BENTONVILLE, AR
Monday, December 30th, 2019
As Walmart continues to fight to retain its top-dog status, the retailer has not shied away from innovation and bold thinking. In this year alone, the company has accelerated overseas growth, overhauled its in-store management, tested out new retail formats, and launched an extensive store remodel initiative. All this is necessary to keep Walmart on the cutting-edge while competing with the growing e-commerce space and mega e-tailers like Amazon. President and CEO Doug McMillon recently revealed that Walmart’s efforts to stay competitive rest on its signature giant stores, something strictly e-commerce-based retailers have been unable to offer consumers.
“The time where people might have been worried that our boxes were too big has long passed,” McMillon said at an investor meeting earlier this month, reported by The Wall Street Journal. “The supercenter footprint and positioning gives us a great opportunity to expand services and help the economics of the model.”
Walmart’s supercenters span around 180,000 square feet and offer 100,000 products across numerous departments, including grocery. According to McMillon, these vast brick-and-mortar locations could support new ventures like fast delivery, health clinics, and other services, the news source reports. Expanded online grocery pickup and in-store-run delivery services accounted for more than half of the 40 percent growth in U.S. e-commerce sales this past year, so the idea to boost these services is not unfounded.

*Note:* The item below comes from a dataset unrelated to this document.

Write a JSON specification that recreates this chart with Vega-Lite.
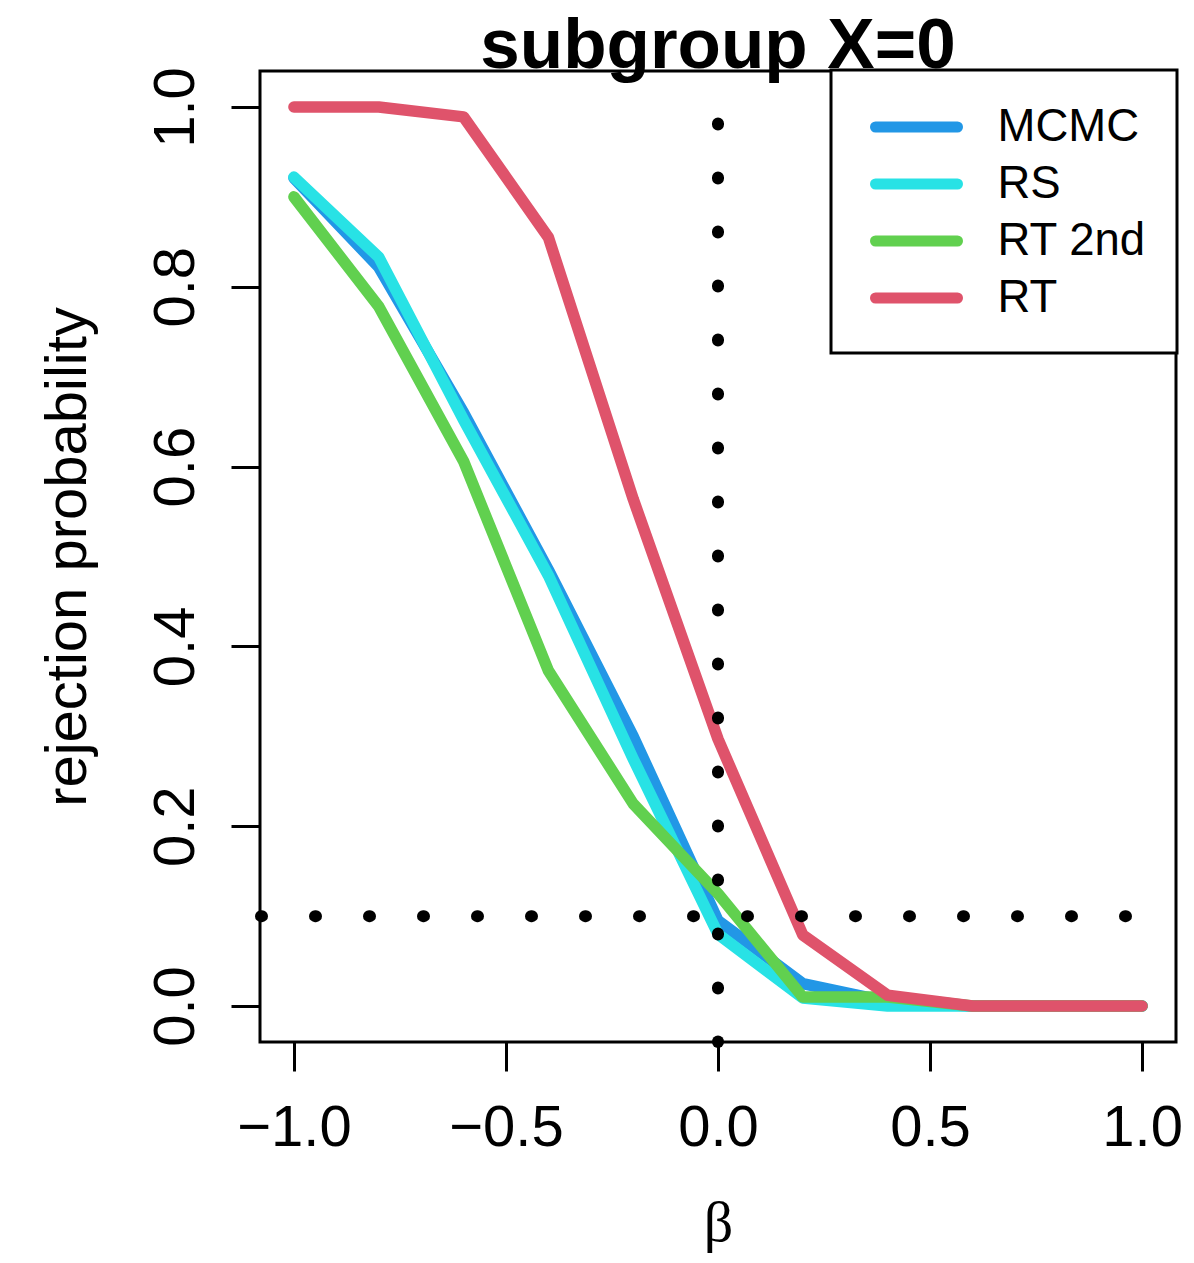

More warehouse and distribution support are needed to follow through on those expanded services, which Walmart continues to invest in, like its most recent $200 million facility in Topeka, Kansas. The retailer is reportedly also looking into selling added warehouse and shipping space to third-party sellers, which would allow more companies to make their products available on Walmart.com, according to WSJ. As a result, Walmart’s customers would have access to an expanded product selection, and the retailer would earn additional revenue through shipping and processing fees.
Amazon has been a staunch competitor of Walmart for some time, and although WSJ reports that the retailer’s revenue is more than twice that of Amazon, the e-tailer’s profit growth has surpassed Walmart’s—last year, Amazon’s operating income tripled while Walmart’s grew by eight percent. In addition to its supercenter, brick-and-mortar strategy, Walmart has addressed the other side of the coin as well, investing in its e-commerce operations and taking “Stores” out of its corporate name to communicate its prowess in both the brick-and-mortar and digital retail space. Walmart is also reportedly working to add further e-commerce warehouse capacity to support its next-day delivery services.
Will Walmart’s multi-pronged strategy boost its profits and e-commerce presence? Deli Market News will report.